The Upwardly-Mobile Fool
The rich farmer did well in so many ways. He worked hard, he played by the rules, he spent his money wisely, he found good land, he worked it in the hot sun, he planted and he irrigated and when the harvest came in, he was rewarded far beyond his expectations. He planned to build more barns because he had so much that he couldn’t care for all of it. Let me repeat what I said in the beginning. I find it very hard to criticize this man. He did what any of us would have done.
In fact, this is exactly the sort of man we want in our churches. When we find a man like this, we cultivate him, we build a relationship, we invite him to a special dinner, we make he gets the red carpet treatment. A man like that could do a ministry a lot of good. We might make him the chairman of the elder board because he is such a good businessman.
The lesson of this parable will be lost on us if we think that Jesus is criticizing him for being rich. That’s not his problem. His problem isn’t his wealth or his plans to expand his buildings. That was all quite commendable.
Jesus condemned this man because he forgot one fact. He forgot that he was going to die someday. And what then? Someone else will have all that he owns. An old Italian proverbs says, "The last robe has no pockets." Billy Graham likes to say that he has never seen a Brinks truck following a hearse. There is no point is asking how much a man left because the answer is always, "He left all of it."
Naked we come into the world,
Naked we will leave the world.
Ashes to ashes, dust to dust.
Harry Bollback told me recently that he had been collecting some memorabilia about the life of Jack Wyrtzen—important papers, crucial correspondence, that sort of thing. Harry said that the stack ended up being several feet tall. He said that he had done the same thing when one of his aunts died. Her stack was very thin, only an inch or two. "But they’re both gone," he said. That’s exactly the point.

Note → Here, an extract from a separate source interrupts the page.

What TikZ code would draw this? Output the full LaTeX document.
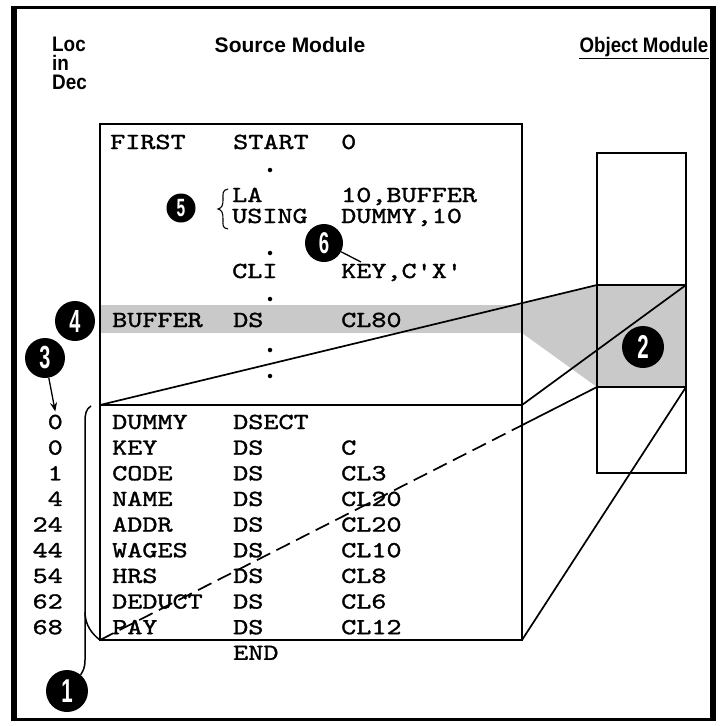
\documentclass[tikz,border=0pt]{standalone}
\usepackage{fontspec}
\setmainfont{Liberation Sans}
\setmonofont[FakeBold=1.2]{lmmono10-regular.otf}
\usepackage{graphicx}
\usetikzlibrary{arrows.meta}
\newcommand{\mt}[1]{\scalebox{1.25}[1]{\fontsize{23}{23}\selectfont\ttfamily #1}}
\newcommand{\cdig}[2]{\scalebox{0.62}[1]{\fontsize{#2}{#2}\selectfont\bfseries #1}}
\newcommand{\hd}[1]{\scalebox{0.9}[1]{#1}}
\begin{document}
\begin{tikzpicture}[x=1pt,y=-1pt,
  code/.style={anchor=base west, inner sep=0pt},
  num/.style={anchor=base east, inner sep=0pt},
  hdr/.style={inner sep=0pt, font=\fontsize{21}{18.5}\selectfont\bfseries},
  circ/.style={circle, fill=black, text=white, inner sep=0pt, minimum size=#1},
  dotn/.style={circle, fill=black, inner sep=0pt, minimum size=4.5pt},
  shade/.style={fill=black!21},
  boxline/.style={line width=2.6pt},
  conn/.style={line width=1.7pt},
  thinl/.style={line width=1.3pt}]
\useasboundingbox (0,0) rectangle (724,726);
\fill[white] (0,0) rectangle (724,726);

% key coordinates
\coordinate (sTL) at (100,124);
\coordinate (sdivL) at (100,405);
\coordinate (sdivR) at (522,405);
\coordinate (sBL) at (100,640);
\coordinate (sBR) at (522,640);
\coordinate (oTL) at (597,153);
\coordinate (oBR) at (686,473);
\coordinate (oShTL) at (597,285);
\coordinate (oShTR) at (686,285);
\coordinate (oShBL) at (597,387);
\coordinate (oShBR) at (686,387);
\coordinate (dx) at (522,425.2);

% shading
\fill[shade] (100,305) rectangle (522,333);
\fill[shade] (522,303) -- (oShTL) -- (oShBL) -- (522,333) -- cycle;
\fill[shade] (oShTL) rectangle (oShBR);

% frame
\draw[line width=3pt] (14,7) rectangle (713,719);
\draw[line width=6pt] (14,5.5) -- (14,720.5);
\draw[line width=6pt] (713,5.5) -- (713,720.5);

% headers
\node[hdr, anchor=base west] (loc) at (52,51) {\hd{Loc}};
\node[hdr, anchor=base west] (in) at (52,70) {\hd{in}};
\node[hdr, anchor=base west] (dec) at (52,89) {\hd{Dec}};
\node[hdr, anchor=base] (src) at (290,52) {Source Module};
\node[hdr, anchor=base] (obj) at (644,52) {\scalebox{0.89}[1]{Object Module}};
\draw[line width=1.3pt] ([yshift=-2pt]obj.south west) -- ([yshift=-2pt]obj.south east);

% upper source text
\node[code] (first) at (110,149) {\mt{FIRST}};
\node[code] (start) at (233,149) {\mt{START}};
\node[code] (zero) at (341,149) {\mt{0}};
\node[code] (la) at (232,202) {\mt{LA}};
\node[code] (laop) at (341,202) {\mt{10,BUFFER}};
\node[code] (using) at (232,223) {\mt{USING}};
\node[code] (usop) at (341,223) {\mt{DUMMY,10}};
\node[code] (cli) at (232,278) {\mt{CLI}};
\node[code] (cliop) at (341,278) {\mt{KEY,C\textquotesingle X\textquotesingle}};
\node[code] (buf) at (112,327) {\mt{BUFFER}};
\node[code] (bufds) at (233,327) {\mt{DS}};
\node[code] (bufop) at (341,327) {\mt{CL80}};

\node[dotn] (d1) at (270,170) {};
\node[dotn] (d2) at (270,253) {};
\node[dotn] (d3) at (270,299) {};
\node[dotn] (d4) at (270,350) {};
\node[dotn] (d5) at (270,376) {};

% lower source text
\node[code] (r0a) at (112,429) {\mt{DUMMY}};
\node[code] (r0b) at (233,429) {\mt{DSECT}};
\node[code] (r1a) at (112,454.65) {\mt{KEY}};
\node[code] (r1b) at (233,454.65) {\mt{DS}};
\node[code] (r1c) at (341,454.65) {\mt{C}};
\node[code] (r2a) at (112,480.3) {\mt{CODE}};
\node[code] (r2b) at (233,480.3) {\mt{DS}};
\node[code] (r2c) at (341,480.3) {\mt{CL3}};
\node[code] (r3a) at (112,505.95) {\mt{NAME}};
\node[code] (r3b) at (233,505.95) {\mt{DS}};
\node[code] (r3c) at (341,505.95) {\mt{CL20}};
\node[code] (r4a) at (112,531.6) {\mt{ADDR}};
\node[code] (r4b) at (233,531.6) {\mt{DS}};
\node[code] (r4c) at (341,531.6) {\mt{CL20}};
\node[code] (r5a) at (112,557.25) {\mt{WAGES}};
\node[code] (r5b) at (233,557.25) {\mt{DS}};
\node[code] (r5c) at (341,557.25) {\mt{CL10}};
\node[code] (r6a) at (112,582.9) {\mt{HRS}};
\node[code] (r6b) at (233,582.9) {\mt{DS}};
\node[code] (r6c) at (341,582.9) {\mt{CL8}};
\node[code] (r7a) at (112,608.55) {\mt{DEDUCT}};
\node[code] (r7b) at (233,608.55) {\mt{DS}};
\node[code] (r7c) at (341,608.55) {\mt{CL6}};
\node[code] (r8a) at (112,634.2) {\mt{PAY}};
\node[code] (r8b) at (233,634.2) {\mt{DS}};
\node[code] (r8c) at (341,634.2) {\mt{CL12}};
\node[code] (endn) at (233,659.85) {\mt{END}};

% loc numbers
\node[num] (l0) at (63,429) {\mt{0}};
\node[num] (l1) at (63,454.65) {\mt{0}};
\node[num] (l2) at (63,480.3) {\mt{1}};
\node[num] (l3) at (63,505.95) {\mt{4}};
\node[num] (l4) at (63,531.6) {\mt{24}};
\node[num] (l5) at (63,557.25) {\mt{44}};
\node[num] (l6) at (63,582.9) {\mt{54}};
\node[num] (l7) at (63,608.55) {\mt{62}};
\node[num] (l8) at (63,634.2) {\mt{68}};

% boxes
\draw[boxline] (sTL) rectangle (sBR);
\draw[boxline] (sdivL) -- (sdivR);
\draw[boxline] (oTL) rectangle (oBR);
\draw[boxline] (oShTL) -- (oShTR);
\draw[boxline] (oShBL) -- (oShBR);

% connectors
\draw[conn] (sdivL) -- (oShTL);
\draw[conn] (sdivR) -- (oShTR);
\draw[conn, dash pattern=on 15pt off 7pt] (sBL) -- (dx);
\draw[conn] (dx) -- (oShBL);
\draw[conn] (sBR) -- (oShBR);

% callout circles
\node[circ=42pt] (c1) at (67,691) {\cdig{1}{33}};
\node[circ=42pt] (c2) at (643,347) {\cdig{2}{33}};
\node[circ=40pt] (c3) at (45,358) {\cdig{3}{32}};
\node[circ=40pt] (c4) at (75,321) {\cdig{4}{32}};
\node[circ=29pt] (c5) at (181,208) {\cdig{5}{25}};
\node[circ=38pt] (c6) at (324,243) {\cdig{6}{30}};

% brace for 5
\draw[line width=1.1pt] (228,189) .. controls (222,190) and (223,194) .. (223,200)
  .. controls (223,205) and (222,208) .. (218,209)
  .. controls (222,210) and (223,213) .. (223,219)
  .. controls (223,225) and (222,228) .. (228,229);

% leader 6
\coordinate (k6) at (361,262);
\draw[thinl] (c6) -- (k6);

% arrow 3
\draw[thinl, -{Stealth[length=9pt,width=7pt]}] (c3) -- ([yshift=3pt]l0.north);

% bracket and leader 1
\coordinate (bk) at (85,612);
\draw[line width=1.5pt] (91,406) .. controls (86,409) and (85,414) .. (85,422) -- (bk)
  .. controls (85,625) and (92,634) .. (sBL);
\draw[line width=1.5pt] (bk) -- (85,660) .. controls (85,668) and (83,671) .. (c1.50);
\end{tikzpicture}
\end{document}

Rich man, poor man, beggar man, thief.
Death plays no favorites.
Watchman Nee
Let me draw one simple application from all this and I will be done. I can state it this way. Hold lightly what you value greatly because it isn’t yours anyway. In one of his books Watchman Nee said that we approach God like little children with open hands, begging for gifts. Because he is a good God, he fills our hands with good things—life, health, friends, money, success, recognition, challenge, marriage, children, a nice home, a good job, all the things that we count at Thanksgiving when we count our blessings. And so like children, we rejoice in what we have received and run around comparing what we have with each other. When our hands are finally full, God says, “My child, I long to have fellowship with you. Reach out your hand and take my hand. But we can’t do it because our hands are full. “God, we can’t,” we cry. “Put those things aside and take my hand,” he replied. “No, we can’t. It’s too hard to put them down.” “But I am the one who gave them to you in the first place.” “O God, what you have asked for is too hard. Please don’t ask us to put these things aside.” And God answers quietly, “You must.”